> _What you need to do_: Set down, exactly as written, the lines from the top of the data to the line that holds "(310,897) -- cycle;", and omit the pictures.

***** Supplied data

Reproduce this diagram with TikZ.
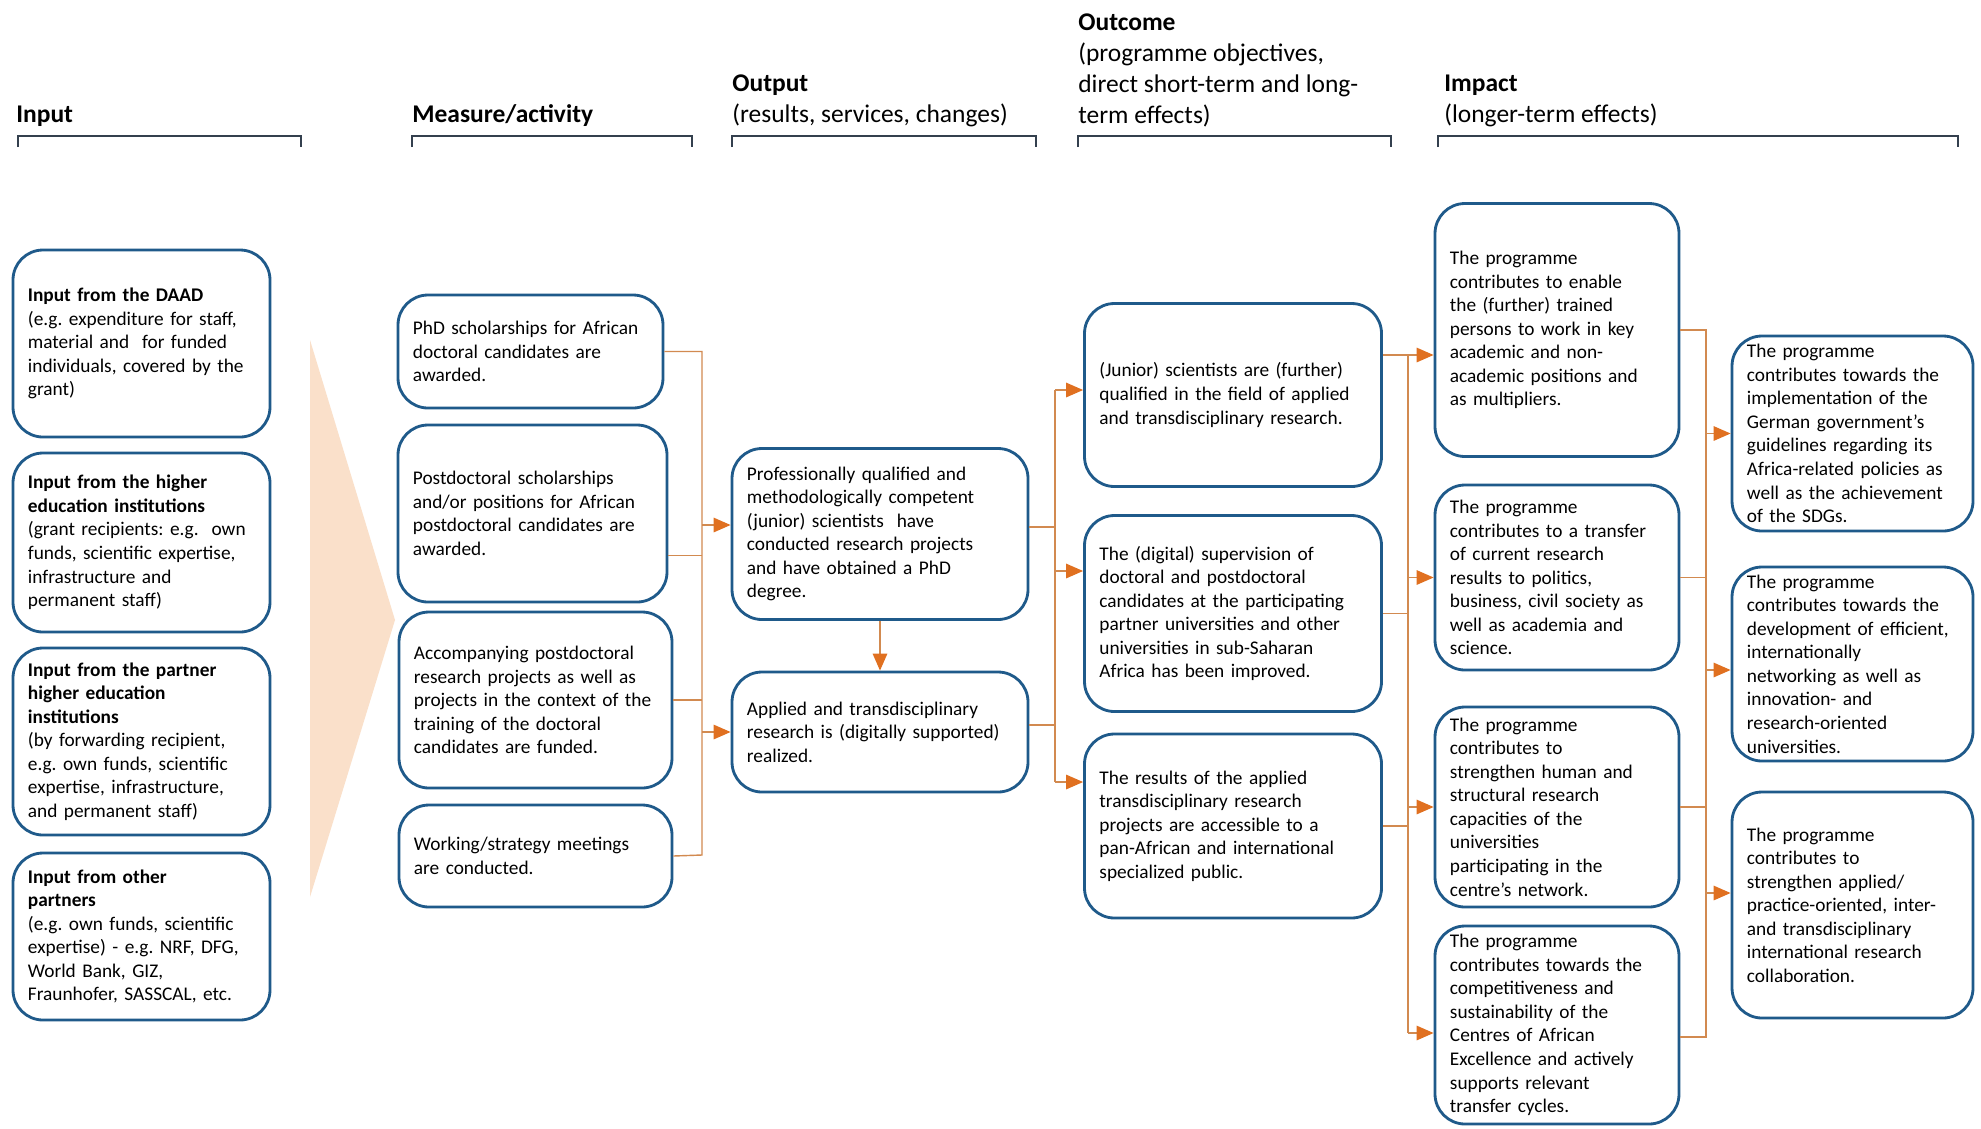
\documentclass[tikz,border=0pt]{standalone}
\usepackage{fontspec}
\setmainfont{Carlito}
\usetikzlibrary{arrows.meta,calc}

\definecolor{daadblue}{RGB}{31,90,138}
\definecolor{linkbrown}{RGB}{210,138,80}
\definecolor{tipgold}{RGB}{224,112,32}
\definecolor{wedge}{RGB}{250,224,202}
\definecolor{bracketgray}{RGB}{52,64,78}

\frenchspacing
\newcommand{\boxfont}{\fontsize{11}{13.4}\selectfont}
\newcommand{\headfont}{\fontsize{14.5}{17.6}\selectfont}

\tikzset{
  box/.style={draw=daadblue, line width=1.6pt, rounded corners=6mm, fill=white,
    align=left, font=\boxfont, inner xsep=8.5pt, inner ysep=1pt},
  sz/.style 2 args={minimum width=#1*0.2mm, minimum height=#2*0.2mm,
    text width=#1*0.2mm-17pt},
  head/.style={anchor=south west, inner sep=0pt, align=left, font=\headfont},
  link/.style={draw=linkbrown, line width=0.8pt},
  arr/.style={link, -{Triangle[length=3.4mm, width=2.9mm, color=tipgold]}},
  bracket/.style={draw=bracketgray, line width=1.1pt},
}

\begin{document}
\begin{tikzpicture}[x=0.2mm, y=-0.2mm]

    \fill[white] (0,0) rectangle (1981,1128);
    \useasboundingbox (0,0) rectangle (1981,1128);

    % Column headings
    \node[head] (hInput) at (16,127) {\textbf{Input}};
    \node[head] (hMeasure) at (412,127) {\textbf{Measure/activity}};
    \node[head] (hOutput) at (732,127) {\textbf{Output}\\(results, services, changes)};
    \node[head] (hOutcome) at (1078,127) {\textbf{Outcome}\\(programme objectives,\\direct short-term and long-\\term effects)};
    \node[head] (hImpact) at (1444,127) {\textbf{Impact}\\(longer-term effects)};

    % Brackets under the headings
    \foreach \a/\b in {18/301, 412/692, 732/1036, 1078/1391, 1438/1958} {
        \draw[bracket] (\a,147) -- (\a,136) -- (\b,136) -- (\b,147);
    }

    % Wedge between input and measures
    \fill[wedge] (310,340) -- (395,620) -- (310,897) -- cycle;

    % Input
    \node[box, sz={257}{187}] (inDAAD) at (141.5,343.5)
        {\textbf{Input from the DAAD}\\(e.g. expenditure for staff,\\material and \ for funded\\individuals, covered by the\\grant)};
    \node[box, sz={257}{179}] (inHEI) at (141.5,542.5)
        {\textbf{Input from the higher}\\\textbf{education institutions}\\(grant recipients: e.g. \ own\\funds, scientific expertise,\\infrastructure and\\permanent staff)};
    \node[box, sz={257}{187}] (inPartner) at (141.5,741.5)
        {\textbf{Input from the partner}\\\textbf{higher education}\\\textbf{institutions}\\(by forwarding recipient,\\e.g. own funds, scientific\\expertise, infrastructure,\\and permanent staff)};
    \node[box, sz={257}{167}] (inOther) at (141.5,936.5)
        {\textbf{Input from other}\\\textbf{partners}\\(e.g. own funds, scientific\\expertise) - e.g. NRF, DFG,\\World Bank, GIZ,\\Fraunhofer, SASSCAL, etc.};

    % Measure/activity
    \node[box, sz={265}{113}] (mPhD) at (530.5,351.5)
        {PhD scholarships for African\\doctoral candidates are\\awarded.};
    \node[box, sz={269}{177}] (mPostdoc) at (532.5,513.5)
        {Postdoctoral scholarships\\and/or positions for African\\postdoctoral candidates are\\awarded.};
    \node[box, sz={273}{176}] (mAccomp) at (535.5,700)
        {Accompanying postdoctoral\\research projects as well as\\projects in the context of the\\training of the doctoral\\candidates are funded.};
    \node[box, sz={273}{102}] (mMeet) at (535.5,856)
        {Working/strategy meetings\\are conducted.};

    % Output
    \node[box, sz={296}{171}] (oQual) at (880,534)
        {Professionally qualified and\\methodologically competent\\(junior) scientists \ have\\conducted research projects\\and have obtained a PhD\\degree.};
    \node[box, sz={296}{120}] (oApplied) at (880,732)
        {Applied and transdisciplinary\\research is (digitally supported)\\realized.};

    % Outcome
    \node[box, sz={297}{183}] (ocJunior) at (1233,395)
        {(Junior) scientists are (further)\\qualified in the field of applied\\and transdisciplinary research.};
    \node[box, sz={297}{196}] (ocSuperv) at (1233,613.5)
        {The (digital) supervision of\\doctoral and postdoctoral\\candidates at the participating\\partner universities and other\\universities in sub-Saharan\\Africa has been improved.};
    \node[box, sz={297}{184}] (ocResults) at (1233,826)
        {The results of the applied\\transdisciplinary research\\projects are accessible to a\\pan-African and international\\specialized public.};

    % Impact, first level
    \node[box, sz={244}{253}] (imWork) at (1557,330)
        {The programme\\contributes to enable\\the (further) trained\\persons to work in key\\academic and non-\\academic positions and\\as multipliers.};
    \node[box, sz={244}{185}] (imTransfer) at (1557,577.5)
        {The programme\\contributes to a transfer\\of current research\\results to politics,\\business, civil society as\\well as academia and\\science.};
    \node[box, sz={244}{200}] (imCapac) at (1557,807)
        {The programme\\contributes to\\strengthen human and\\structural research\\capacities of the\\universities\\participating in the\\centre’s network.};
    \node[box, sz={244}{198}] (imCompet) at (1557,1025)
        {The programme\\contributes towards the\\competitiveness and\\sustainability of the\\Centres of African\\Excellence and actively\\supports relevant\\transfer cycles.};

    % Impact, second level
    \node[box, sz={241}{195}] (fGov) at (1852.5,433.5)
        {The programme\\contributes towards the\\implementation of the\\German government's\\guidelines regarding its\\Africa-related policies as\\well as the achievement\\of the SDGs.};
    \node[box, sz={241}{194}] (fUniv) at (1852.5,664)
        {The programme\\contributes towards the\\development of efficient,\\internationally\\networking as well as\\innovation- and\\research-oriented\\universities.};
    \node[box, sz={241}{226}] (fCollab) at (1852.5,905)
        {The programme\\contributes to\\strengthen applied/\\practice-oriented, inter-\\and transdisciplinary\\international research\\collaboration.};

    % Measures -> output
    \coordinate (mTrunk) at (702,350);
    \coordinate (mTrunkEnd) at (702,855);
    \draw[link] (mPhD.east) -| (mTrunkEnd) -- (mMeet.east);
    \coordinate (pd) at ($(mPostdoc.east)+(0,42)$);
    \draw[link] (pd) -- (pd -| mTrunk);
    \draw[link] (mAccomp.east) -- (mAccomp.east -| mTrunk);
    \coordinate (toQual) at (702,525);
    \draw[arr] (toQual) -- (toQual -| oQual.west);
    \draw[arr] (mTrunk |- oApplied.west) -- (oApplied.west);
    \draw[arr] (oQual.south) -- (oApplied.north);

    % Output -> outcome
    \coordinate (oTrunk) at (1055,390);
    \coordinate (oTrunkEnd) at (1055,782);
    \draw[link] (oTrunk) -- (oTrunkEnd);
    \coordinate (oq) at ($(oQual.east)+(0,-7)$);
    \draw[link] (oq) -- (oq -| oTrunk);
    \coordinate (oa) at ($(oApplied.east)+(0,-7)$);
    \draw[link] (oa) -- (oa -| oTrunk);
    \draw[arr] (oTrunk) -- (oTrunk -| ocJunior.west);
    \coordinate (toSuperv) at (1055,571);
    \draw[arr] (toSuperv) -- (toSuperv -| ocSuperv.west);
    \draw[arr] (oTrunkEnd) -- (oTrunkEnd -| ocResults.west);

    % Outcome -> impact
    \coordinate (ocTrunk) at (1408,355);
    \coordinate (ocTrunkEnd) at (1408,1033);
    \coordinate (oj) at (ocJunior.east |- ocTrunk);
    \draw[arr] (oj) -- (oj -| imWork.west);
    \draw[link] (ocTrunk) -- (ocTrunkEnd);
    \draw[link] (ocSuperv.east) -- (ocSuperv.east -| ocTrunk);
    \draw[link] (ocResults.east) -- (ocResults.east -| ocTrunk);
    \draw[arr] (ocTrunk |- imTransfer.west) -- (imTransfer.west);
    \draw[arr] (ocTrunk |- imCapac.west) -- (imCapac.west);
    \draw[arr] (ocTrunkEnd) -- (ocTrunkEnd -| imCompet.west);

    % Impact -> longer-term impact
    \coordinate (imTrunk) at (1706,332);
    \coordinate (imTrunkEnd) at (1706,1037);
    \draw[link] (imWork.east) -| (imTrunkEnd) -- (imTrunkEnd -| imCompet.east);
    \draw[link] (imTransfer.east) -- (imTransfer.east -| imTrunk);
    \draw[link] (imCapac.east) -- (imCapac.east -| imTrunk);
    \draw[arr] (imTrunk |- fGov.west) -- (fGov.west);
    \coordinate (toUniv) at (1706,670);
    \draw[arr] (toUniv) -- (toUniv -| fUniv.west);
    \coordinate (toCollab) at (1706,893);
    \draw[arr] (toCollab) -- (toCollab -| fCollab.west);

\end{tikzpicture}
\end{document}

**********

> _Complete response_:
Reproduce this diagram with TikZ.
\documentclass[tikz,border=0pt]{standalone}
\usepackage{fontspec}
\setmainfont{Carlito}
\usetikzlibrary{arrows.meta,calc}

\definecolor{daadblue}{RGB}{31,90,138}
\definecolor{linkbrown}{RGB}{210,138,80}
\definecolor{tipgold}{RGB}{224,112,32}
\definecolor{wedge}{RGB}{250,224,202}
\definecolor{bracketgray}{RGB}{52,64,78}

\frenchspacing
\newcommand{\boxfont}{\fontsize{11}{13.4}\selectfont}
\newcommand{\headfont}{\fontsize{14.5}{17.6}\selectfont}

\tikzset{
  box/.style={draw=daadblue, line width=1.6pt, rounded corners=6mm, fill=white,
    align=left, font=\boxfont, inner xsep=8.5pt, inner ysep=1pt},
  sz/.style 2 args={minimum width=#1*0.2mm, minimum height=#2*0.2mm,
    text width=#1*0.2mm-17pt},
  head/.style={anchor=south west, inner sep=0pt, align=left, font=\headfont},
  link/.style={draw=linkbrown, line width=0.8pt},
  arr/.style={link, -{Triangle[length=3.4mm, width=2.9mm, color=tipgold]}},
  bracket/.style={draw=bracketgray, line width=1.1pt},
}

\begin{document}
\begin{tikzpicture}[x=0.2mm, y=-0.2mm]

    \fill[white] (0,0) rectangle (1981,1128);
    \useasboundingbox (0,0) rectangle (1981,1128);

    % Column headings
    \node[head] (hInput) at (16,127) {\textbf{Input}};
    \node[head] (hMeasure) at (412,127) {\textbf{Measure/activity}};
    \node[head] (hOutput) at (732,127) {\textbf{Output}\\(results, services, changes)};
    \node[head] (hOutcome) at (1078,127) {\textbf{Outcome}\\(programme objectives,\\direct short-term and long-\\term effects)};
    \node[head] (hImpact) at (1444,127) {\textbf{Impact}\\(longer-term effects)};

    % Brackets under the headings
    \foreach \a/\b in {18/301, 412/692, 732/1036, 1078/1391, 1438/1958} {
        \draw[bracket] (\a,147) -- (\a,136) -- (\b,136) -- (\b,147);
    }

    % Wedge between input and measures
    \fill[wedge] (310,340) -- (395,620) -- (310,897) -- cycle;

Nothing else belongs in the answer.